Find n-th Taylor Polynomial of $f(x)$ around $0$.

Question

Let $f(x)=\ln(1+x)$. Find $n$-th Taylor Polynomial of $f(x)$ around $0$.

Recall $P_n (x)=\sum _{i=0}^n \dfrac {f^i (c)} {i!} (x-c)^i$.

My question is: in the question, ...''around $0$'' means that $c=0$, right?

Answer 1

"My question is: ...''around $0$'' means that $c=0$, right?"

Yes, you're absolutely right! In your case the $n$th term of the Taylor polynomial of $f(x)$ expanded around $0$ is:

$$\dfrac {f^n (0)} {n!} (x)^n \;=\; \pm \frac {x^n}n$$

If $n=2k+1$ (is odd) then, the $n$th term is positive and conversely, if $n=2k$ (is even) then, the $n$th term carries a negative sign.

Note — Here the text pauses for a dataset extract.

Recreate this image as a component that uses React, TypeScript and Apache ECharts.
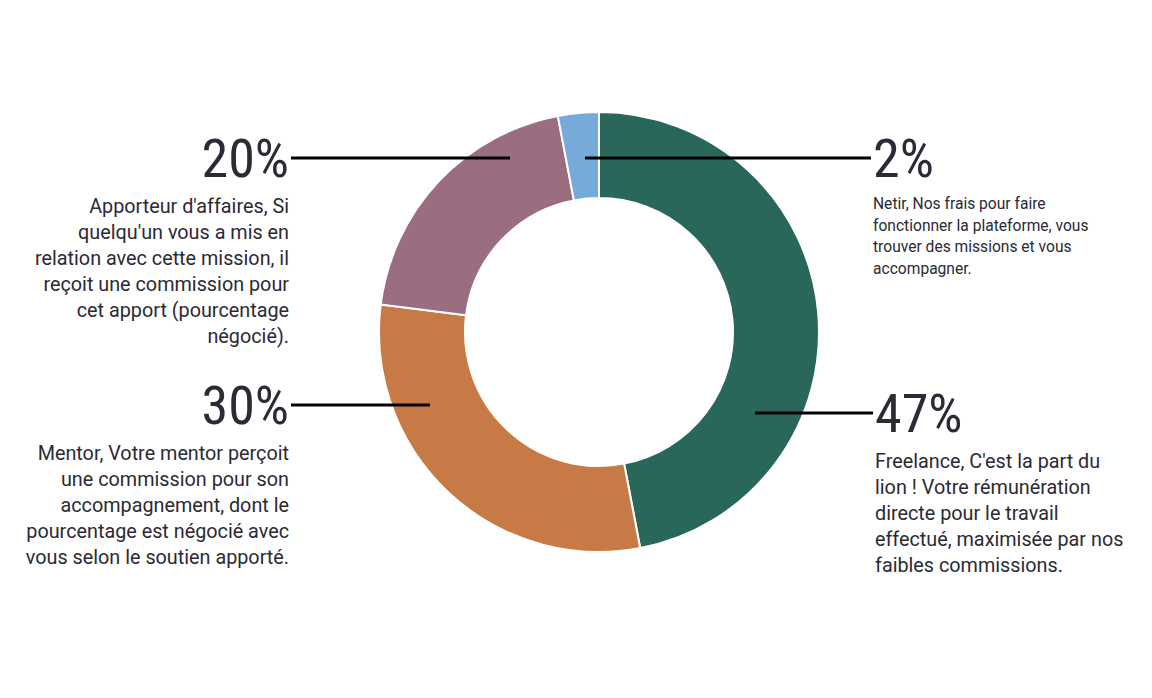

The series expansion of $\ln(x+1)$ looks like this for the first $10$ terms:

$$x-\frac{x^2}{2}+\frac{x^3}{3}-\frac{x^4}{4}+\frac{x^5}{5}-\frac{x^6}{6}+\frac{x^ 7}{7}-\frac{x^8}{8}+\frac{x^9}{9}-\frac{x^{10}}{10}$$

notice that the terms have alternating signs and the denominator of the $n$th term is always $n$ and there is no factorial left.

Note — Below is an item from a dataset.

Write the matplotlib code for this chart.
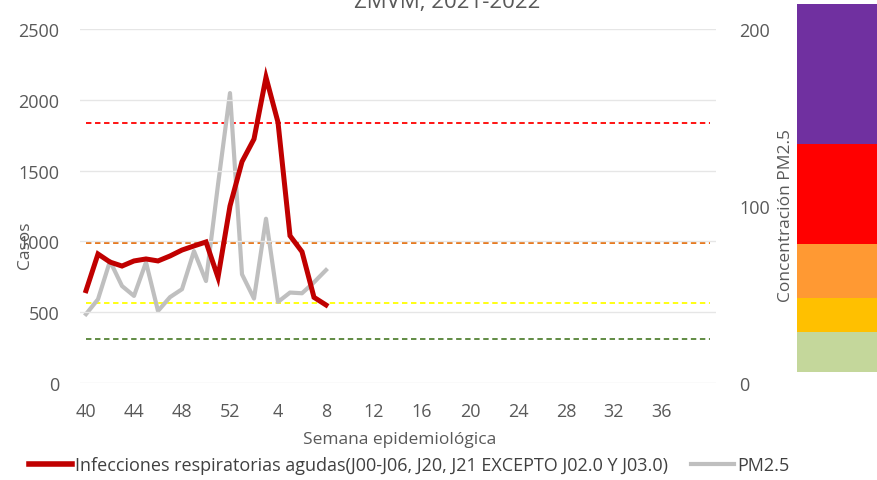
import numpy as np
import matplotlib.pyplot as plt
from matplotlib.lines import Line2D

plt.rcParams['font.family'] = ['Open Sans', 'DejaVu Sans']

# semanas epidemiologicas 40-52 (2021) y 1-40 (2022)
weeks = list(range(40, 53)) + list(range(1, 41))
casos = [652, 911, 854, 826, 862, 876, 862, 897, 939, 968, 996, 746,
         1250, 1563, 1723, 2159, 1841, 1040, 927, 605, 551]
pm25 = [38.9, 47.3, 68.9, 54.8, 49.2, 68.2, 40.7, 48.5, 53.0, 74.5, 57.6, 112,
        163.8, 61.4, 47.7, 92.8, 45.8, 51.1, 50.7, 56.9, 63.8]
# limites del indice de calidad del aire PM2.5
limites = [25, 45, 79, 147]
limite_colors = ['#548235', '#FFFF00', '#E46C0A', '#FF0000']
# franjas de la escala de color
franjas = [40, 34, 54, 100, 140]
franja_colors = ['#C4D79B', '#FFC000', '#FF9933', '#FF0000', '#7030A0']

grey = '#595959'
fig = plt.figure(figsize=(8.77, 4.81), dpi=100)
fig.patch.set_facecolor('white')

ax = fig.add_axes([80 / 877, 1 - 384 / 481, 636 / 877, 354 / 481])
ax2 = ax.twinx()

x = np.arange(len(weeks))
ax.plot(x[:len(casos)], casos, color='#C00000', lw=3.6, solid_joinstyle='miter', zorder=3)
ax2.plot(x[:len(pm25)], pm25, color='#BFBFBF', lw=3.0, zorder=2)
for v, c in zip(limites, limite_colors):
    ax2.plot(x, [v] * len(x), color=c, lw=1.3, ls=(0, (3, 2)), zorder=1)

ax.set_zorder(ax2.get_zorder() + 1)
ax.patch.set_visible(False)

ax.set_xlim(-0.5, len(weeks) - 0.5)
ax.set_ylim(0, 2500)
ax2.set_ylim(0, 200)
ax.set_yticks(range(0, 2501, 500))
ax2.set_yticks([0, 100, 200])
ax.set_xticks(x[::4][:13])
ax.set_xticklabels([str(weeks[i]) for i in x[::4][:13]])
ax.grid(axis='y', color='#E6E6E6', lw=1.0)
ax.set_axisbelow(True)
for a in (ax, ax2):
    for s in a.spines.values():
        s.set_visible(False)
    a.tick_params(length=0, colors=grey, labelsize=13)
ax.tick_params(axis='y', pad=15)
ax.tick_params(axis='x', pad=14)
ax2.tick_params(axis='y', pad=17)

fig.text(25 / 877, 1 - 245 / 481, 'Casos', rotation=90, color=grey, fontsize=12.5,
         ha='center', va='center')
fig.text(786 / 877, 1 - 215 / 481, 'Concentración PM2.5', rotation=90, color=grey,
         fontsize=12.5, ha='center', va='center')
fig.text(400 / 877, 1 - 440 / 481, 'Semana epidemiológica', color=grey, fontsize=12.5,
         ha='center', va='center')
fig.text(447 / 877, 1 - 8 / 481, 'ZMVM, 2021-2022', color=grey, fontsize=16,
         ha='center', va='baseline')

handles = [Line2D([], [], color='#C00000', lw=4),
           Line2D([], [], color='#BFBFBF', lw=3)]
fig.legend(handles, ['Infecciones respiratorias agudas(J00-J06, J20, J21 EXCEPTO J02.0 Y J03.0)',
                     'PM2.5'],
           loc='center', bbox_to_anchor=(409 / 877, 1 - 466 / 481), ncol=2, frameon=False,
           fontsize=13, handlelength=2.4, handletextpad=0.15, columnspacing=1.3,
           labelcolor='#404040')

# escala de color a la derecha
axc = fig.add_axes([797 / 877, 1 - 373 / 481, 80 / 877, 368 / 481])
axc.bar([0] * len(franjas), franjas, bottom=np.cumsum([0] + franjas[:-1]),
        color=franja_colors, width=1.0)
axc.set_xlim(-0.5, 0.5)
axc.set_ylim(0, sum(franjas))
axc.axis('off')

fig.savefig('out.png', dpi=100)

The formula for the series of $\ln(x+1)$ for $|x|\lt1$ is $$\ln(x+1)\;=\;-\sum_{k=1}^\infty\frac{(-1)^kx^k}{k}$$ and for $|x|\gt1$ it is $$\ln(x+1)\;=\;\ln(x)-\sum_{k=1}^\infty\frac{(-1)^k}{kx^k}$$

Also, there is a very useful Wolfram Alpha widget called Taylor series calculator, very handy if you ever need to double-check your results quick when you are working with Taylor series.